§ Prompt
Return the material word for word. Do not include pictures.

§ Given information
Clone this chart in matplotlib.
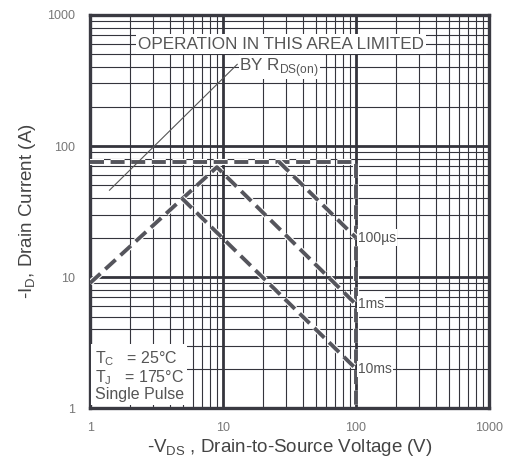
import matplotlib
matplotlib.use("Agg")
import matplotlib.pyplot as plt
import matplotlib.patheffects as pe
from matplotlib.ticker import LogLocator, FixedLocator, NullFormatter

plt.rcParams['font.family'] = ['Liberation Sans', 'DejaVu Sans']

# ---- data ----
x_ticks = [1, 10, 100, 1000]
y_ticks = [1, 10, 100, 1000]
x_tick_labels = ["1", "10", "100", "1000"]
y_tick_labels = ["1", "10", "100", "1000"]

rds_v = [1.4, 12.8]          # R_DS(on) limit line
rds_i = [46, 420]

limit_v = [1, 100, 100]      # package / voltage limit
limit_i = [76, 76, 1]

us100_v = [26.3, 100]        # 100 us
us100_i = [76, 20]

ms1_v = [1, 9, 100]          # 1 ms
ms1_i = [9, 69, 6.2]

ms10_v = [4.9, 100]          # 10 ms
ms10_i = [40, 2.0]

labels = ["100µs", "1ms", "10ms"]
label_i = [20, 6.2, 2.0]

fig = plt.figure(figsize=(5.06, 4.68), dpi=100)
ax = fig.add_axes([0.178, 0.128, 0.788, 0.840])
ax.set_xscale('log')
ax.set_yscale('log')
ax.set_xlim(1, 1000)
ax.set_ylim(1, 1000)

gc = '#34343c'
ax.xaxis.set_major_locator(FixedLocator(x_ticks))
ax.yaxis.set_major_locator(FixedLocator(y_ticks))
ax.set_xticklabels(x_tick_labels)
ax.set_yticklabels(y_tick_labels)
ax.xaxis.set_minor_locator(LogLocator(base=10, subs=range(2, 10)))
ax.yaxis.set_minor_locator(LogLocator(base=10, subs=range(2, 10)))
ax.xaxis.set_minor_formatter(NullFormatter())
ax.yaxis.set_minor_formatter(NullFormatter())
ax.grid(True, which='major', color=gc, lw=2.0)
ax.grid(True, which='minor', color=gc, lw=0.8)
ax.set_axisbelow(True)
ax.tick_params(which='both', length=0, labelsize=9, labelcolor='#777777')
ax.tick_params(axis='y', pad=11)
ax.tick_params(axis='x', pad=10)
for s in ax.spines.values():
    s.set_linewidth(2.4)
    s.set_color('#3a3a42')

dc = '#55555c'
peff = [pe.Stroke(linewidth=4.4, foreground='white'), pe.Normal()]
kw = dict(color=dc, lw=2.8, dashes=(3.6, 1.7), path_effects=peff, solid_capstyle='butt', zorder=5)
ax.plot(limit_v, limit_i, **kw)
ax.plot(us100_v, us100_i, **kw)
ax.plot(ms1_v, ms1_i, **kw)
ax.plot(ms10_v, ms10_i, **kw)
ax.plot(rds_v, rds_i, color='#555555', lw=0.8, zorder=5)

tc = '#555555'
bb = dict(facecolor='white', edgecolor='none', pad=1.5)
ax.text(2.3, 600, "OPERATION IN THIS AREA LIMITED", fontsize=12.3, color=tc,
        ha='left', va='center', bbox=bb, zorder=6)
ax.text(13.3, 400, "BY R$_{\\mathregular{DS(on)}}$", fontsize=12.3, color=tc,
        ha='left', va='center', bbox=dict(facecolor='white', edgecolor='none', pad=0.5), zorder=6)
for lab, yi in zip(labels, label_i):
    ax.text(104, yi, lab, fontsize=10, color=tc, ha='left', va='center',
            bbox=dict(facecolor='white', edgecolor='none', pad=0.8), zorder=6)

ax.text(1.08, 1.12, "T$_\\mathregular{C}$   = 25°C\nT$_\\mathregular{J}$   = 175°C\nSingle Pulse",
        fontsize=11.5, color=tc, ha='left', va='bottom', linespacing=1.0,
        bbox=dict(facecolor='white', edgecolor='none', pad=2.5), zorder=6)

ax.set_xlabel("-V$_\\mathregular{DS}$ , Drain-to-Source Voltage (V)", fontsize=13.5, color='#444444', labelpad=2)
ax.set_ylabel("-I$_\\mathregular{D}$, Drain Current (A)", fontsize=13.5, color='#444444', labelpad=6)

fig.savefig("out.png", dpi=100)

§ Exercise result
Clone this chart in matplotlib.
import matplotlib
matplotlib.use("Agg")
import matplotlib.pyplot as plt
import matplotlib.patheffects as pe
from matplotlib.ticker import LogLocator, FixedLocator, NullFormatter

plt.rcParams['font.family'] = ['Liberation Sans', 'DejaVu Sans']

# ---- data ----
x_ticks = [1, 10, 100, 1000]
y_ticks = [1, 10, 100, 1000]
x_tick_labels = ["1", "10", "100", "1000"]
y_tick_labels = ["1", "10", "100", "1000"]

rds_v = [1.4, 12.8]          # R_DS(on) limit line
rds_i = [46, 420]

limit_v = [1, 100, 100]      # package / voltage limit
limit_i = [76, 76, 1]

us100_v = [26.3, 100]        # 100 us
us100_i = [76, 20]

ms1_v = [1, 9, 100]          # 1 ms
ms1_i = [9, 69, 6.2]

ms10_v = [4.9, 100]          # 10 ms
ms10_i = [40, 2.0]

labels = ["100µs", "1ms", "10ms"]
label_i = [20, 6.2, 2.0]

fig = plt.figure(figsize=(5.06, 4.68), dpi=100)
ax = fig.add_axes([0.178, 0.128, 0.788, 0.840])
ax.set_xscale('log')
ax.set_yscale('log')
ax.set_xlim(1, 1000)
ax.set_ylim(1, 1000)

gc = '#34343c'
ax.xaxis.set_major_locator(FixedLocator(x_ticks))
ax.yaxis.set_major_locator(FixedLocator(y_ticks))
ax.set_xticklabels(x_tick_labels)
ax.set_yticklabels(y_tick_labels)
ax.xaxis.set_minor_locator(LogLocator(base=10, subs=range(2, 10)))
ax.yaxis.set_minor_locator(LogLocator(base=10, subs=range(2, 10)))
ax.xaxis.set_minor_formatter(NullFormatter())
ax.yaxis.set_minor_formatter(NullFormatter())
ax.grid(True, which='major', color=gc, lw=2.0)
ax.grid(True, which='minor', color=gc, lw=0.8)
ax.set_axisbelow(True)
ax.tick_params(which='both', length=0, labelsize=9, labelcolor='#777777')
ax.tick_params(axis='y', pad=11)
ax.tick_params(axis='x', pad=10)
for s in ax.spines.values():
    s.set_linewidth(2.4)
    s.set_color('#3a3a42')

dc = '#55555c'
peff = [pe.Stroke(linewidth=4.4, foreground='white'), pe.Normal()]
kw = dict(color=dc, lw=2.8, dashes=(3.6, 1.7), path_effects=peff, solid_capstyle='butt', zorder=5)
ax.plot(limit_v, limit_i, **kw)
ax.plot(us100_v, us100_i, **kw)
ax.plot(ms1_v, ms1_i, **kw)
ax.plot(ms10_v, ms10_i, **kw)
ax.plot(rds_v, rds_i, color='#555555', lw=0.8, zorder=5)

tc = '#555555'
bb = dict(facecolor='white', edgecolor='none', pad=1.5)
ax.text(2.3, 600, "OPERATION IN THIS AREA LIMITED", fontsize=12.3, color=tc,
        ha='left', va='center', bbox=bb, zorder=6)
ax.text(13.3, 400, "BY R$_{\\mathregular{DS(on)}}$", fontsize=12.3, color=tc,
        ha='left', va='center', bbox=dict(facecolor='white', edgecolor='none', pad=0.5), zorder=6)
for lab, yi in zip(labels, label_i):
    ax.text(104, yi, lab, fontsize=10, color=tc, ha='left', va='center',
            bbox=dict(facecolor='white', edgecolor='none', pad=0.8), zorder=6)

ax.text(1.08, 1.12, "T$_\\mathregular{C}$   = 25°C\nT$_\\mathregular{J}$   = 175°C\nSingle Pulse",
        fontsize=11.5, color=tc, ha='left', va='bottom', linespacing=1.0,
        bbox=dict(facecolor='white', edgecolor='none', pad=2.5), zorder=6)

ax.set_xlabel("-V$_\\mathregular{DS}$ , Drain-to-Source Voltage (V)", fontsize=13.5, color='#444444', labelpad=2)
ax.set_ylabel("-I$_\\mathregular{D}$, Drain Current (A)", fontsize=13.5, color='#444444', labelpad=6)

fig.savefig("out.png", dpi=100)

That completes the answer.